> **Task prompt**: Exact reproduction of the data is required, with images excluded.

> **Available data**:
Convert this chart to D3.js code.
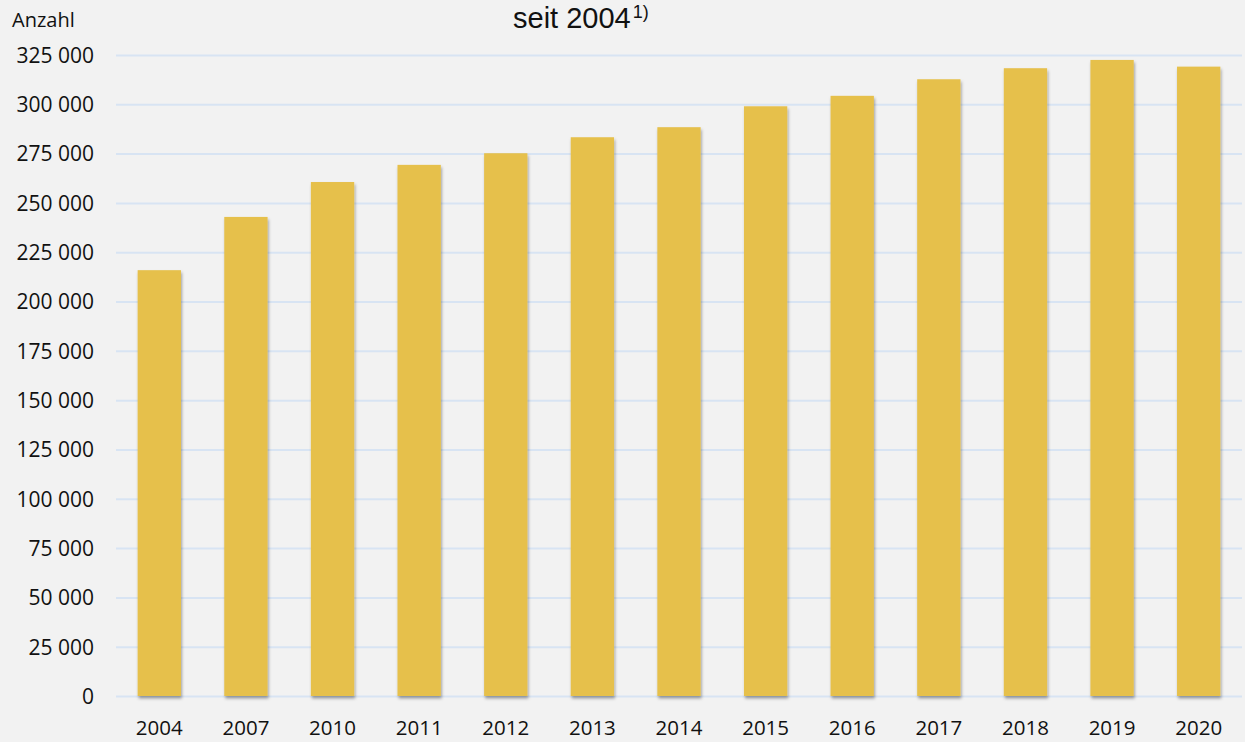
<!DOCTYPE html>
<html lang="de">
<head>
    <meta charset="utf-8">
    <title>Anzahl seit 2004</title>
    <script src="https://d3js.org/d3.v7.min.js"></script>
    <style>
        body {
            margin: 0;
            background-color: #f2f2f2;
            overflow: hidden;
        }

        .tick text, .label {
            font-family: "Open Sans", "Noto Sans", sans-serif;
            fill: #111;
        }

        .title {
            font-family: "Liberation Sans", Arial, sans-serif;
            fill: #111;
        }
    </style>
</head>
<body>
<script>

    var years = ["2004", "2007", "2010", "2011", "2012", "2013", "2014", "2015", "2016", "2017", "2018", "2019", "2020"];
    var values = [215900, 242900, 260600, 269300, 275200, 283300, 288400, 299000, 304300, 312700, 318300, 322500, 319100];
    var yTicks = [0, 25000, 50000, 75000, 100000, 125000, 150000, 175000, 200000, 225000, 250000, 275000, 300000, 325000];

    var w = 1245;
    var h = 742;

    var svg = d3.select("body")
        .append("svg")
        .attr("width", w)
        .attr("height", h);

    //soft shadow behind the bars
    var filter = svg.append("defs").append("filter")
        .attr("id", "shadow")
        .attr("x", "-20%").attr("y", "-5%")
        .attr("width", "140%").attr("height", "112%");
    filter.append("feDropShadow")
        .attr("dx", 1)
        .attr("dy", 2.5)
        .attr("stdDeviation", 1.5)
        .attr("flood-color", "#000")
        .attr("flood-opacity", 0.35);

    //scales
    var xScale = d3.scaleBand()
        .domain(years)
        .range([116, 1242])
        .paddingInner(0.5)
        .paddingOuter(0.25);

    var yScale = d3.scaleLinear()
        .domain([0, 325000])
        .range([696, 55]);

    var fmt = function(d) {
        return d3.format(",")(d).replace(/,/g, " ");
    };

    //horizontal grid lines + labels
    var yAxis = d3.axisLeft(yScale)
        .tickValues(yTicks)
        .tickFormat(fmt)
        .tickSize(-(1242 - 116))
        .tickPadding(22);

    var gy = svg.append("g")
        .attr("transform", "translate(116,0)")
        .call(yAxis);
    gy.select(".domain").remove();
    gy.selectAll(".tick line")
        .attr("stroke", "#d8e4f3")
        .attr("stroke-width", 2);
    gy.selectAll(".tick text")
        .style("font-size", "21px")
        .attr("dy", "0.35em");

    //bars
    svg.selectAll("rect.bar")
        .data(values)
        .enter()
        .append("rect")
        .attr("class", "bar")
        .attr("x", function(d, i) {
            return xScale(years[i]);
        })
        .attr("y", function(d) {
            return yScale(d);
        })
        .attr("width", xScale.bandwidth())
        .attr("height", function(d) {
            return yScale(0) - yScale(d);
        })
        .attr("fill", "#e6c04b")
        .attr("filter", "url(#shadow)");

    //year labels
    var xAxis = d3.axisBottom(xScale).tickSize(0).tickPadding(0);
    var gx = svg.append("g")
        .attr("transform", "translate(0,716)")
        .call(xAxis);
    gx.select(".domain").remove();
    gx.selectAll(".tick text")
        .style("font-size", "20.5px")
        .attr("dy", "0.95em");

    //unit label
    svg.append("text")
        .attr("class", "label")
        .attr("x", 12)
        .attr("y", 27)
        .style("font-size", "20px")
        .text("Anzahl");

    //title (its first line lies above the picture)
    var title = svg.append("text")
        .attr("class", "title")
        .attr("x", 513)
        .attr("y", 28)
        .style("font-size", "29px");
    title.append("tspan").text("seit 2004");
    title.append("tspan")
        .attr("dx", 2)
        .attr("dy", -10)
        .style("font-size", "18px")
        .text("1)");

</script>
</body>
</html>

> **Solution for this exercise**:
Convert this chart to D3.js code.
<!DOCTYPE html>
<html lang="de">
<head>
    <meta charset="utf-8">
    <title>Anzahl seit 2004</title>
    <script src="https://d3js.org/d3.v7.min.js"></script>
    <style>
        body {
            margin: 0;
            background-color: #f2f2f2;
            overflow: hidden;
        }

        .tick text, .label {
            font-family: "Open Sans", "Noto Sans", sans-serif;
            fill: #111;
        }

        .title {
            font-family: "Liberation Sans", Arial, sans-serif;
            fill: #111;
        }
    </style>
</head>
<body>
<script>

    var years = ["2004", "2007", "2010", "2011", "2012", "2013", "2014", "2015", "2016", "2017", "2018", "2019", "2020"];
    var values = [215900, 242900, 260600, 269300, 275200, 283300, 288400, 299000, 304300, 312700, 318300, 322500, 319100];
    var yTicks = [0, 25000, 50000, 75000, 100000, 125000, 150000, 175000, 200000, 225000, 250000, 275000, 300000, 325000];

    var w = 1245;
    var h = 742;

    var svg = d3.select("body")
        .append("svg")
        .attr("width", w)
        .attr("height", h);

    //soft shadow behind the bars
    var filter = svg.append("defs").append("filter")
        .attr("id", "shadow")
        .attr("x", "-20%").attr("y", "-5%")
        .attr("width", "140%").attr("height", "112%");
    filter.append("feDropShadow")
        .attr("dx", 1)
        .attr("dy", 2.5)
        .attr("stdDeviation", 1.5)
        .attr("flood-color", "#000")
        .attr("flood-opacity", 0.35);

    //scales
    var xScale = d3.scaleBand()
        .domain(years)
        .range([116, 1242])
        .paddingInner(0.5)
        .paddingOuter(0.25);

    var yScale = d3.scaleLinear()
        .domain([0, 325000])
        .range([696, 55]);

    var fmt = function(d) {
        return d3.format(",")(d).replace(/,/g, " ");
    };

    //horizontal grid lines + labels
    var yAxis = d3.axisLeft(yScale)
        .tickValues(yTicks)
        .tickFormat(fmt)
        .tickSize(-(1242 - 116))
        .tickPadding(22);

    var gy = svg.append("g")
        .attr("transform", "translate(116,0)")
        .call(yAxis);
    gy.select(".domain").remove();
    gy.selectAll(".tick line")
        .attr("stroke", "#d8e4f3")
        .attr("stroke-width", 2);
    gy.selectAll(".tick text")
        .style("font-size", "21px")
        .attr("dy", "0.35em");

    //bars
    svg.selectAll("rect.bar")
        .data(values)
        .enter()
        .append("rect")
        .attr("class", "bar")
        .attr("x", function(d, i) {
            return xScale(years[i]);
        })
        .attr("y", function(d) {
            return yScale(d);
        })
        .attr("width", xScale.bandwidth())
        .attr("height", function(d) {
            return yScale(0) - yScale(d);
        })
        .attr("fill", "#e6c04b")
        .attr("filter", "url(#shadow)");

    //year labels
    var xAxis = d3.axisBottom(xScale).tickSize(0).tickPadding(0);
    var gx = svg.append("g")
        .attr("transform", "translate(0,716)")
        .call(xAxis);
    gx.select(".domain").remove();
    gx.selectAll(".tick text")
        .style("font-size", "20.5px")
        .attr("dy", "0.95em");

    //unit label
    svg.append("text")
        .attr("class", "label")
        .attr("x", 12)
        .attr("y", 27)
        .style("font-size", "20px")
        .text("Anzahl");

    //title (its first line lies above the picture)
    var title = svg.append("text")
        .attr("class", "title")
        .attr("x", 513)
        .attr("y", 28)
        .style("font-size", "29px");
    title.append("tspan").text("seit 2004");
    title.append("tspan")
        .attr("dx", 2)
        .attr("dy", -10)
        .style("font-size", "18px")
        .text("1)");

</script>
</body>
</html>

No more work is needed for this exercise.